Isn’t it amazing how quickly we lose control of things in a storm? Before such a storm arrives and after it has long passed and the lights are back on, we feel as if we are in control and that gives us a sense of security. All it takes is one good, powerful, nor’easter to show us how short-lived and transient our usual safe haven can be. Storms teach us we are not in control of life.

Up until this point in their life with Jesus, the disciples have had fairly smooth sailing. Very little demand had been placed on them and they, no doubt, felt pretty much in control of their lives and of their boat. All of this was about to change as the Gospel account today confirms.

When Jesus and the disciples set out on the Sea of Galilee, which is not exactly a “sea” but a fresh-water lake thirteen miles long and eight miles wide, the weather was probably quire fair. That evening, crowds had gathered to hear him teach and receive healing. Life seemed good by days end and all was well. Mark gives no reason for their taking the boat out at night but we can guess that they just wanted to get away from the crowds and have some down time and rest. Exhausted from the work of his ministry, Jesus falls asleep.

Then all holy hell breaks loose and the chaos of waters churned by a storm slams down on them. With almost cyclone force, a squall funnels through the mountains surrounding Galilee and turns what was a placid jaunt across the lake into a cauldron of impending disaster. We have here in this gospel story, a graphic description of that fierce storm and the disciples’ terror in the face of it. “Do you not care that we are perishing,” they cry out. Storms teach us we are not in control of life.

We can, of course, identify with this story our shared experience of fear in the face of weather events like those of last August and October or any other potentially catastrophic incidents. Perhaps we, too, have our own “on the sea” event to tell. And we can prepare for the nor’easters by storing up on food and water and toilet paper and batteries and hope for the best. That’s our human instinct for survival at work.

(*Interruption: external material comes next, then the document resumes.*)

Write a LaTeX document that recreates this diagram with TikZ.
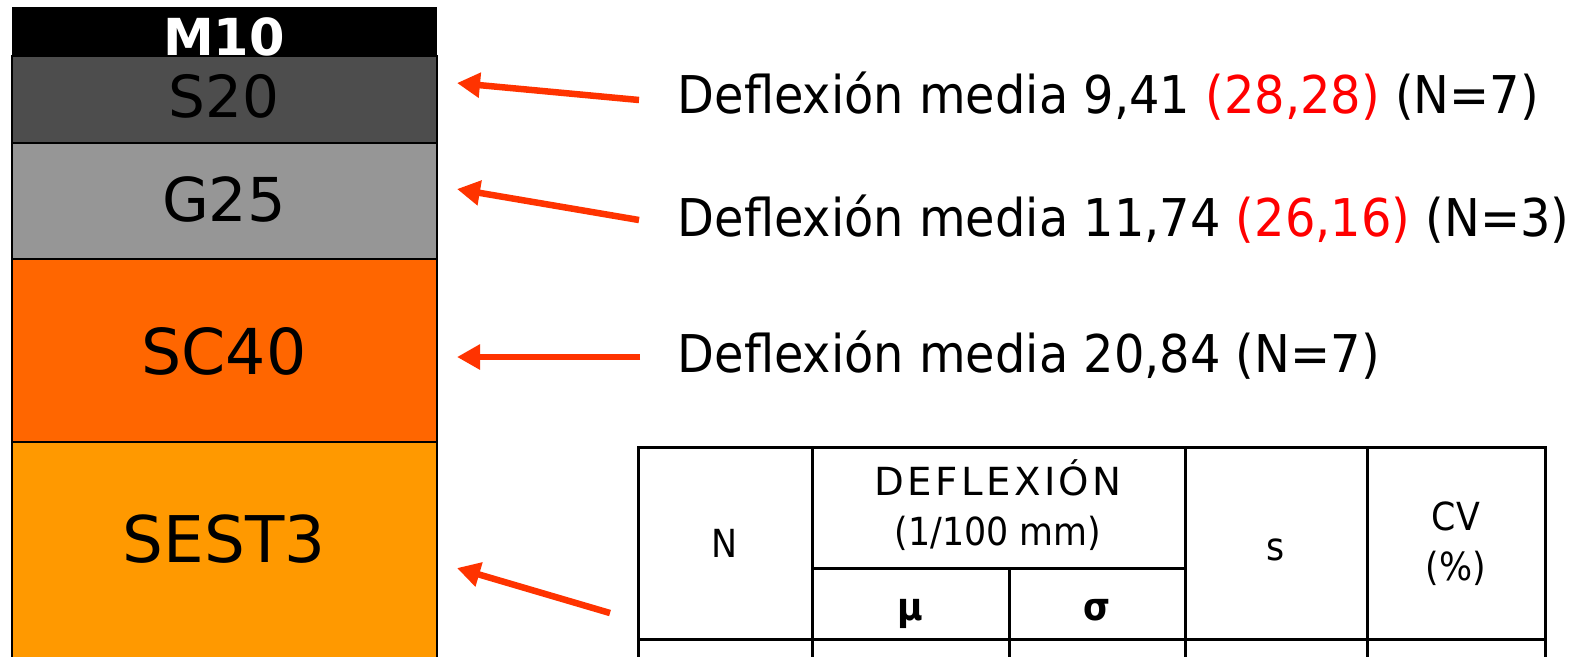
\documentclass[tikz,border=0pt]{standalone}
\usepackage{fontspec}
\setmainfont{DejaVu Sans}
\newfontfamily\textofont[FakeStretch=0.92]{DejaVu Sans}
\newfontfamily\tablafont{DejaVu Sans Condensed}
\newfontfamily\titulofont[LetterSpace=9]{DejaVu Sans}
\usetikzlibrary{arrows.meta}
\usetikzlibrary{positioning}

\definecolor{grisoscuro}{HTML}{4D4D4D}
\definecolor{grisclaro}{HTML}{969696}
\definecolor{naranja}{HTML}{FF6600}
\definecolor{naranjaclaro}{HTML}{FF9900}
\definecolor{flecharoja}{HTML}{FF3300}

\tikzset{
  capa/.style={draw=black, line width=0.025cm},
  etiqueta/.style={anchor=base, inner sep=0pt},
  deflexion/.style={anchor=base west, inner sep=0pt, font=\textofont\fontsize{14.8}{18}\selectfont},
  flecha/.style={draw=flecharoja, line width=0.065cm, -{Triangle[length=0.23cm, width=0.24cm]}},
  tabla/.style={line width=0.03cm},
  celda/.style={anchor=base, inner sep=0pt, font=\tablafont\fontsize{11}{13}\selectfont}
}

\begin{document}
\begin{tikzpicture}[x=0.01cm, y=-0.01cm]
    \useasboundingbox (0,0) rectangle (1570,656);

    % capas del firme
    \fill[black] (12,7) rectangle (437,56);
    \filldraw[capa, fill=grisoscuro] (12,56) rectangle (437,143);
    \filldraw[capa, fill=grisclaro] (12,143) rectangle (437,259);
    \filldraw[capa, fill=naranja] (12,259) rectangle (437,442);
    \filldraw[capa, fill=naranjaclaro] (12,442) rectangle (437,670);

    \node[etiqueta, text=white, font=\fontsize{14.5}{17}\bfseries\selectfont] (m10) at (224,55) {M10};
    \node[etiqueta, font=\fontsize{16.5}{19}\selectfont] (s20) at (224,117) {S20};
    \node[etiqueta, font=\fontsize{17.2}{20}\selectfont] (g25) at (224,221) {G25};
    \node[etiqueta, font=\fontsize{18}{21}\selectfont] (sc40) at (224,374) {SC40};
    \node[etiqueta, font=\fontsize{18.3}{21}\selectfont] (sest3) at (224,562) {SEST3};

    % deflexiones
    \node[deflexion] (d1) at (677,113) {Deflexión media 9,41 \textcolor{red}{(28,28)} (N=7)};
    \node[deflexion] (d2) at (677,236) {Deflexión media 11,74 \textcolor{red}{(26,16)} (N=3)};
    \node[deflexion] (d3) at (677,372) {Deflexión media 20,84 (N=7)};

    \coordinate (c1) at (639,100);
    \coordinate (p1) at (457,83);
    \coordinate (c2) at (639,220);
    \coordinate (p2) at (457,189);
    \coordinate (c3) at (640,357);
    \coordinate (p3) at (457,357);
    \coordinate (c4) at (610,613);
    \coordinate (p4) at (457,568);

    \draw[flecha] (c1) -- (p1);
    \draw[flecha] (c2) -- (p2);
    \draw[flecha] (c3) -- (p3);
    \draw[flecha] (c4) -- (p4);

    % tabla
    \draw[tabla] (638,670) -- (638,447) -- (1545,447) -- (1545,670);
    \draw[tabla] (812,447) -- (812,670);
    \draw[tabla] (1185,447) -- (1185,670);
    \draw[tabla] (1367,447) -- (1367,670);
    \draw[tabla] (1009,568) -- (1009,670);
    \draw[tabla] (812,568) -- (1185,568);
    \draw[tabla] (638,639) -- (1545,639);

    \node[celda] (tn) at (725,557) {N};
    \node[celda, font=\titulofont\fontsize{11}{13}\selectfont] (tdef) at (998,495) {DEFLEXIÓN};
    \node[celda] (tunid) at (998,545) {(1/100 mm)};
    \node[celda] (tmu) at (910,620) {\bfseries μ};
    \node[celda] (tsigma) at (1097,620) {\bfseries σ};
    \node[celda] (ts) at (1276,560) {s};
    \node[celda] (tcv) at (1456,530) {CV};
    \node[celda] (tpor) at (1456,580) {(\%)};
\end{tikzpicture}
\end{document}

But the storm and the havoc it wreaked for the disciples is really a metaphor for the other forces of chaos and fear in the world and in our lives.

What are those forces with which you may be dealing right now? What are the waters around you that have begun to get a bit too choppy for your sense of security? What may be brewing on the sidelines of your life that you fear may be about to rock your boat—maybe even your world? Or what are the storms that have passed and that you have survived and through which your trust in God’s care for you has been strengthened—maybe even given you a renewed feeling of faith?

One ancient symbol for the church is a boat or ship and that is why this large space is which we gather is called the “nave,” from the Latin navis for “ship.” Sometimes when we are sitting in this boat on a Sunday we may feel perfectly safe and secure and are happy to just let Jesus sleep away on his cushion and then sometimes we may be laden with anxiety and worry and feeling like we want to scream “Jesus, wake up! Please calm the storm!”

I think Mark includes this great story to tell us a very important truth: God is here. God is involved in our lives but—we need to give up our sense of control and move from that precarious, unreliable place to a place of trust—for the only real way to control life is to trust the only One who can control it.

You and I have been and will continue to be overwhelmed by the squalls and storms and disruptions that confront us. We hear this story in Mark’s Gospel today and we may think it is unbelievable, implausible. But is it—really? With God in the picture—or in the boat? Haven’t we seen the result of God’s redemptive action in the face of our fear?

Clyde Kilby, early anthologizer of the works of C.S. Lewis wrote: “Even if I turn out to be wrong. I shall bet my life on the assumption that this world is not idiotic, neither run by an absentee landlord, but that today, this very day, some stroke is being added to the cosmic canvas that in due course I shall understand, with joy, as a stroke made by the architect who is Alpha and Omega, the beginning and the end.”